Print the lines of the listing below verbatim from its first line through the line bearing "0.6665, 0.6983, 0.7224, 0.7408, 0.7550];". Any pictures are to be omitted.

>> BEGIN

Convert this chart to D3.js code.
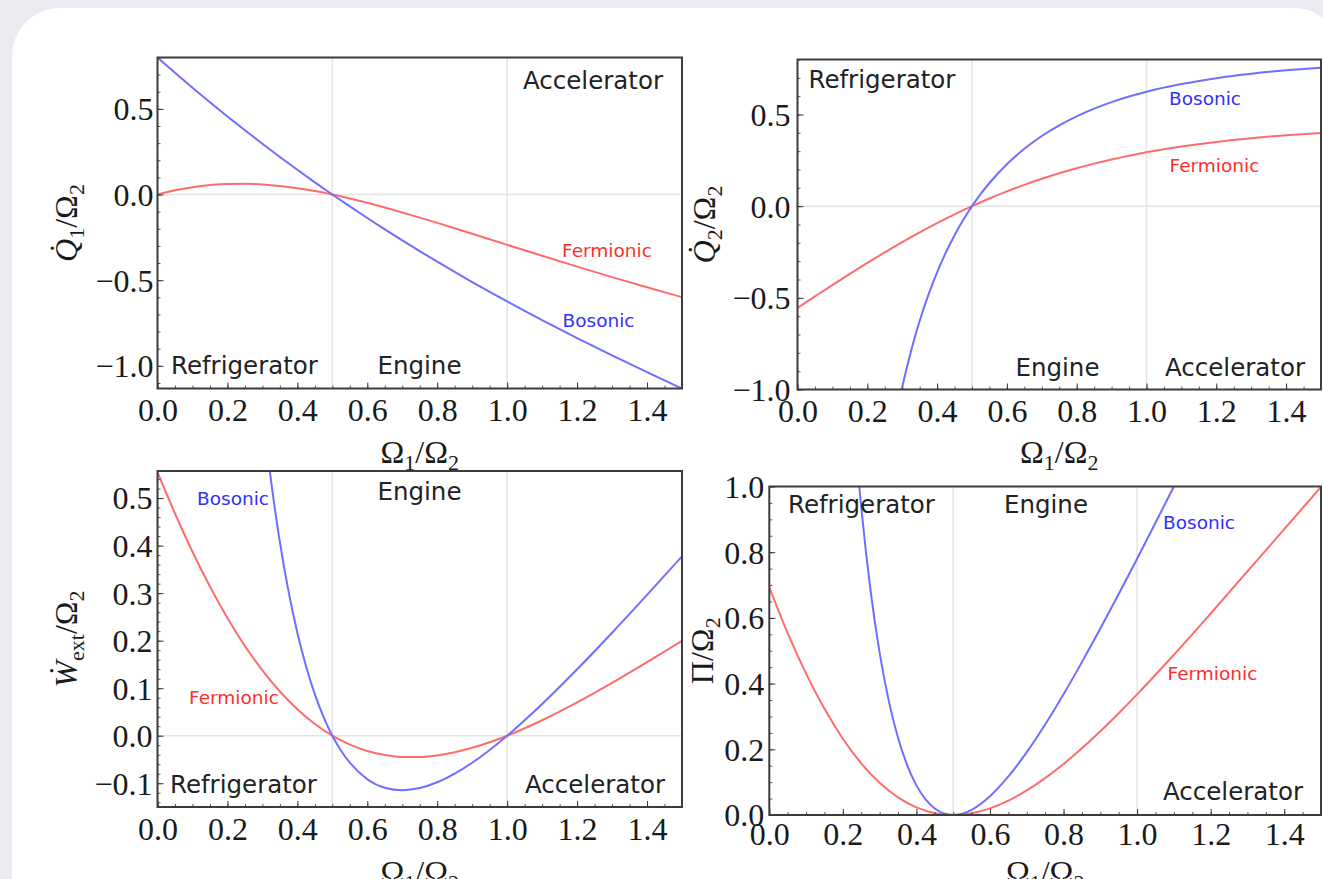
<!DOCTYPE html>
<html>
<head>
<meta charset="utf-8">
<script src="https://cdn.jsdelivr.net/npm/d3@7"></script>
<style>
  body { margin: 0; background: #e9ebf0; }
  svg { display: block; }
</style>
</head>
<body>
<svg id="chart" width="1323" height="879"></svg>
<script>
// Ω1/Ω2 grid used by the fermionic curves (and bosonic Q1)
const ratio = [0, 0.05, 0.1, 0.15, 0.2, 0.25, 0.3, 0.35, 0.4, 0.45, 0.5, 0.55, 0.6, 0.65, 0.7, 0.75,
  0.8, 0.85, 0.9, 0.95, 1.0, 1.1, 1.2, 1.3, 1.4, 1.5];

const q1Fermionic = [0, 0.0246, 0.0430, 0.0554, 0.0619, 0.0630, 0.0589, 0.0501, 0.0370, 0.0201, 0,
  -0.0230, -0.0483, -0.0756, -0.1045, -0.1346, -0.1656, -0.1972, -0.2292, -0.2614, -0.2937,
  -0.3577, -0.4207, -0.4820, -0.5415, -0.5992];
const q1Bosonic = [0.8, 0.7109, 0.6238, 0.5389, 0.4560, 0.3751, 0.2962, 0.2193, 0.1443, 0.0712, 0,
  -0.0695, -0.1372, -0.2033, -0.2677, -0.3307, -0.3921, -0.4521, -0.5107, -0.5681, -0.6243,
  -0.7332, -0.8380, -0.9392, -1.0372, -1.1324];

const q2Fermionic = [-0.5546, -0.4922, -0.4302, -0.3693, -0.3097, -0.2519, -0.1962, -0.1430, -0.0925,
  -0.0448, 0, 0.0418, 0.0805, 0.1164, 0.1493, 0.1795, 0.2070, 0.2320, 0.2547, 0.2752, 0.2937,
  0.3252, 0.3505, 0.3707, 0.3868, 0.3994];
const q2BosonicRatio = [0.275, 0.3, 0.325, 0.35, 0.375, 0.4, 0.425, 0.45, 0.475, 0.5, 0.525, 0.55,
  0.6, 0.65, 0.7, 0.75, 0.8, 0.85, 0.9, 0.95, 1.0, 1.1, 1.2, 1.3, 1.4, 1.5];
const q2Bosonic = [-1.2196, -0.9874, -0.7924, -0.6266, -0.4842, -0.3608, -0.2530, -0.1583, -0.0745, 0,
  0.0666, 0.1263, 0.2287, 0.3127, 0.3825, 0.4409, 0.4901, 0.5319, 0.5675, 0.5980, 0.6243,
  0.6665, 0.6983, 0.7224, 0.7408, 0.7550];

const wFermionic = [0.5546, 0.4676, 0.3872, 0.3139, 0.2477, 0.1889, 0.1374, 0.0930, 0.0555, 0.0246, 0,
  -0.0188, -0.0322, -0.0407, -0.0448, -0.0449, -0.0414, -0.0348, -0.0255, -0.0138, 0,
  0.0325, 0.0701, 0.1112, 0.1547, 0.1997];
const wBosonicRatio = [0.3, 0.325, 0.35, 0.375, 0.4, 0.425, 0.45, 0.475, 0.5, 0.525, 0.55, 0.6, 0.65,
  0.7, 0.75, 0.8, 0.85, 0.9, 0.95, 1.0, 1.1, 1.2, 1.3, 1.4, 1.5];
const wBosonic = [0.6912, 0.5349, 0.4073, 0.3026, 0.2165, 0.1455, 0.0871, 0.0391, 0, -0.0316, -0.0568,
  -0.0915, -0.1095, -0.1147, -0.1102, -0.0980, -0.0798, -0.0568, -0.0299, 0,
  0.0667, 0.1397, 0.2167, 0.2963, 0.3775];

const piFermionic = [0.6933, 0.5537, 0.4302, 0.3231, 0.2323, 0.1574, 0.0981, 0.0536, 0.0231, 0.0056, 0,
  0.0052, 0.0201, 0.0436, 0.0747, 0.1122, 0.1553, 0.2030, 0.2547, 0.3096, 0.3671,
  0.4878, 0.6135, 0.7415, 0.8703, 0.9986];
const piBosonicRatio = [0.2, 0.225, 0.25, 0.275, 0.3, 0.325, 0.35, 0.375, 0.4, 0.425, 0.45, 0.475, 0.5,
  0.525, 0.55, 0.6, 0.65, 0.7, 0.75, 0.8, 0.85, 0.9, 0.95, 1.0, 1.05, 1.1, 1.15];
const piBosonic = [1.7099, 1.2689, 0.9377, 0.6860, 0.4937, 0.3467, 0.2350, 0.1513, 0.0902, 0.0475,
  0.0198, 0.0047, 0, 0.0042, 0.0158, 0.0572, 0.1173, 0.1912, 0.2755, 0.3676, 0.4654, 0.5675,
  0.6728, 0.7803, 0.8895, 0.9998, 1.1108];

// ticks and regime boundaries
const xTicks = [0, 0.2, 0.4, 0.6, 0.8, 1.0, 1.2, 1.4];
const q1Ticks = [-1, -0.5, 0, 0.5];
const q2Ticks = [-1, -0.5, 0, 0.5];
const wTicks = [-0.1, 0, 0.1, 0.2, 0.3, 0.4, 0.5];
const piTicks = [0, 0.2, 0.4, 0.6, 0.8, 1.0];
const regimeBounds = [0.5, 1.0];

const blue = '#6f6fff';
const red = '#ff6c6c';
const blueText = '#3030ff';
const redText = '#ff2e2e';
const serif = 'Liberation Serif, Times New Roman, serif';
const sans = 'DejaVu Sans, Verdana, sans-serif';

const svg = d3.select('#chart');

// white card
svg.append('rect')
  .attr('x', 12).attr('y', 8)
  .attr('width', 1330).attr('height', 920)
  .attr('rx', 48)
  .attr('fill', '#ffffff');

const omegaLabel = [{ t: 'Ω' }, { t: '1', sub: true }, { t: '/Ω' }, { t: '2', sub: true }];

const panels = [
  {
    box: [157.5, 57.5, 682, 388.5], yDomain: [-1.1324, 0.8], yTicks: q1Ticks, yMinor: 0.1,
    yPad: 4, xPad: 10, ylabelX: 77, xlabelY: 463,
    ylabel: [{ t: 'Q\u0307', it: true }, { t: '1', sub: true }, { t: '/Ω' }, { t: '2', sub: true }],
    series: [[ratio, q1Fermionic, red], [ratio, q1Bosonic, blue]],
    notes: [
      ['Accelerator', 523, 89], ['Refrigerator', 171, 374], ['Engine', 377.5, 374],
      ['Fermionic', 562, 257, redText], ['Bosonic', 562.5, 327, blueText],
    ],
  },
  {
    box: [797.5, 59.5, 1321, 389.5], yDomain: [-1, 0.8], yTicks: q2Ticks, yMinor: 0.1,
    yPad: 7, xPad: 10, ylabelX: 715, xlabelY: 463,
    ylabel: [{ t: 'Q\u0307', it: true }, { t: '2', sub: true }, { t: '/Ω' }, { t: '2', sub: true }],
    series: [[ratio, q2Fermionic, red], [q2BosonicRatio, q2Bosonic, blue]],
    notes: [
      ['Refrigerator', 808.5, 88], ['Engine', 1015.5, 376], ['Accelerator', 1165, 376],
      ['Bosonic', 1169, 105, blueText], ['Fermionic', 1169.5, 172, redText],
    ],
  },
  {
    box: [157.5, 471, 682, 807], yDomain: [-0.15, 0.557], yTicks: wTicks, yMinor: 0.02,
    yPad: 5, xPad: 10, ylabelX: 77, xlabelY: 883,
    ylabel: [{ t: 'Ẇ', it: true }, { t: 'ext', sub: true }, { t: '/Ω' }, { t: '2', sub: true }],
    series: [[ratio, wFermionic, red], [wBosonicRatio, wBosonic, blue]],
    notes: [
      ['Engine', 377.5, 500], ['Refrigerator', 170, 793], ['Accelerator', 525, 793],
      ['Bosonic', 197, 505, blueText], ['Fermionic', 189, 704, redText],
    ],
  },
  {
    box: [769.3, 486.5, 1321, 815], yDomain: [0, 1], yTicks: piTicks, yMinor: 0.05,
    yPad: 5, xPad: 7, ylabelX: 713, xlabelY: 883,
    ylabel: [{ t: 'Π' }, { t: '/Ω' }, { t: '2', sub: true }],
    series: [[ratio, piFermionic, red], [piBosonicRatio, piBosonic, blue]],
    notes: [
      ['Refrigerator', 788, 513], ['Engine', 1004, 513], ['Accelerator', 1163, 800],
      ['Bosonic', 1163, 529, blueText], ['Fermionic', 1167.5, 680, redText],
    ],
  },
];

// writes math-like text with subscripts as tspans
const mathText = (sel, parts) => {
  let down = false;
  parts.forEach((p) => {
    const ts = sel.append('tspan').text(p.t);
    if (p.it) ts.attr('font-style', 'italic');
    if (p.sub && !down) { ts.attr('dy', 7).attr('font-size', 22); down = true; }
    else if (p.sub) ts.attr('font-size', 22);
    else if (down) { ts.attr('dy', -7); down = false; }
  });
};

const minorRange = (domain, step) => d3.range(Math.ceil(domain[0] / step - 1e-6), Math.floor(domain[1] / step + 1e-6) + 1)
  .map((k) => k * step);

panels.forEach((p, i) => {
  const [x0, y0, x1, y1] = p.box;
  const x = d3.scaleLinear().domain([0, 1.5]).range([x0, x1]);
  const y = d3.scaleLinear().domain(p.yDomain).range([y1, y0]);
  const g = svg.append('g');

  const clipId = `clip${i}`;
  g.append('clipPath').attr('id', clipId)
    .append('rect').attr('x', x0).attr('y', y0).attr('width', x1 - x0).attr('height', y1 - y0);

  // regime boundaries and zero line
  g.selectAll('.vgrid').data(regimeBounds).join('line')
    .attr('x1', (d) => x(d)).attr('x2', (d) => x(d))
    .attr('y1', y0).attr('y2', y1)
    .attr('stroke', '#e4e4e4').attr('stroke-width', 1.5);
  g.append('line')
    .attr('x1', x0).attr('x2', x1).attr('y1', y(0)).attr('y2', y(0))
    .attr('stroke', '#e4e4e4').attr('stroke-width', 1.5);

  const line = d3.line().x((d) => x(d[0])).y((d) => y(d[1])).curve(d3.curveMonotoneX);
  g.append('g').attr('clip-path', `url(#${clipId})`)
    .selectAll('path').data(p.series).join('path')
    .attr('d', (s) => line(d3.zip(s[0], s[1])))
    .attr('fill', 'none')
    .attr('stroke', (s) => s[2])
    .attr('stroke-width', 2);

  // minor ticks
  g.append('g').attr('transform', `translate(${x0},0)`)
    .call(d3.axisLeft(y).tickValues(minorRange(p.yDomain, p.yMinor)).tickSizeInner(-3).tickSizeOuter(0).tickFormat(''))
    .call((a) => a.select('.domain').remove())
    .selectAll('line').attr('stroke', '#555');
  g.append('g').attr('transform', `translate(0,${y1})`)
    .call(d3.axisBottom(x).tickValues(minorRange([0, 1.5], 0.05)).tickSizeInner(-3).tickSizeOuter(0).tickFormat(''))
    .call((a) => a.select('.domain').remove())
    .selectAll('line').attr('stroke', '#555');

  // major ticks and labels
  const yAxis = g.append('g').attr('transform', `translate(${x0},0)`)
    .call(d3.axisLeft(y).tickValues(p.yTicks).tickFormat(d3.format('.1f'))
      .tickSizeInner(-6).tickSizeOuter(0).tickPadding(p.yPad));
  const xAxis = g.append('g').attr('transform', `translate(0,${y1})`)
    .call(d3.axisBottom(x).tickValues(xTicks).tickFormat(d3.format('.1f'))
      .tickSizeInner(-6).tickSizeOuter(0).tickPadding(p.xPad));
  [yAxis, xAxis].forEach((a) => {
    a.select('.domain').remove();
    a.selectAll('line').attr('stroke', '#333');
    a.selectAll('text').attr('font-family', serif).attr('font-size', 32).attr('fill', '#1a1a1a');
  });
  yAxis.selectAll('text').attr('dy', '0.34em');

  // frame
  g.append('rect')
    .attr('x', x0).attr('y', y0).attr('width', x1 - x0).attr('height', y1 - y0)
    .attr('fill', 'none').attr('stroke', '#3c3c3c').attr('stroke-width', 2);

  // axis titles
  g.append('text')
    .attr('transform', `translate(${p.ylabelX},${(y0 + y1) / 2}) rotate(-90)`)
    .attr('text-anchor', 'middle')
    .attr('font-family', serif).attr('font-size', 32).attr('fill', '#1a1a1a')
    .call(mathText, p.ylabel);
  g.append('text')
    .attr('x', (x0 + x1) / 2).attr('y', p.xlabelY)
    .attr('text-anchor', 'middle')
    .attr('font-family', serif).attr('font-size', 32).attr('fill', '#1a1a1a')
    .call(mathText, omegaLabel);

  // regime and curve labels
  g.selectAll('.note').data(p.notes).join('text')
    .attr('x', (d) => d[1]).attr('y', (d) => d[2])
    .attr('font-family', sans)
    .attr('font-size', (d) => (d[3] ? 18.5 : 24.5))
    .attr('fill', (d) => d[3] || '#222')
    .text((d) => d[0]);
});
</script>
</body>
</html>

>> END

▶ Result of this exercise
Convert this chart to D3.js code.
<!DOCTYPE html>
<html>
<head>
<meta charset="utf-8">
<script src="https://cdn.jsdelivr.net/npm/d3@7"></script>
<style>
  body { margin: 0; background: #e9ebf0; }
  svg { display: block; }
</style>
</head>
<body>
<svg id="chart" width="1323" height="879"></svg>
<script>
// Ω1/Ω2 grid used by the fermionic curves (and bosonic Q1)
const ratio = [0, 0.05, 0.1, 0.15, 0.2, 0.25, 0.3, 0.35, 0.4, 0.45, 0.5, 0.55, 0.6, 0.65, 0.7, 0.75,
  0.8, 0.85, 0.9, 0.95, 1.0, 1.1, 1.2, 1.3, 1.4, 1.5];

const q1Fermionic = [0, 0.0246, 0.0430, 0.0554, 0.0619, 0.0630, 0.0589, 0.0501, 0.0370, 0.0201, 0,
  -0.0230, -0.0483, -0.0756, -0.1045, -0.1346, -0.1656, -0.1972, -0.2292, -0.2614, -0.2937,
  -0.3577, -0.4207, -0.4820, -0.5415, -0.5992];
const q1Bosonic = [0.8, 0.7109, 0.6238, 0.5389, 0.4560, 0.3751, 0.2962, 0.2193, 0.1443, 0.0712, 0,
  -0.0695, -0.1372, -0.2033, -0.2677, -0.3307, -0.3921, -0.4521, -0.5107, -0.5681, -0.6243,
  -0.7332, -0.8380, -0.9392, -1.0372, -1.1324];

const q2Fermionic = [-0.5546, -0.4922, -0.4302, -0.3693, -0.3097, -0.2519, -0.1962, -0.1430, -0.0925,
  -0.0448, 0, 0.0418, 0.0805, 0.1164, 0.1493, 0.1795, 0.2070, 0.2320, 0.2547, 0.2752, 0.2937,
  0.3252, 0.3505, 0.3707, 0.3868, 0.3994];
const q2BosonicRatio = [0.275, 0.3, 0.325, 0.35, 0.375, 0.4, 0.425, 0.45, 0.475, 0.5, 0.525, 0.55,
  0.6, 0.65, 0.7, 0.75, 0.8, 0.85, 0.9, 0.95, 1.0, 1.1, 1.2, 1.3, 1.4, 1.5];
const q2Bosonic = [-1.2196, -0.9874, -0.7924, -0.6266, -0.4842, -0.3608, -0.2530, -0.1583, -0.0745, 0,
  0.0666, 0.1263, 0.2287, 0.3127, 0.3825, 0.4409, 0.4901, 0.5319, 0.5675, 0.5980, 0.6243,
  0.6665, 0.6983, 0.7224, 0.7408, 0.7550];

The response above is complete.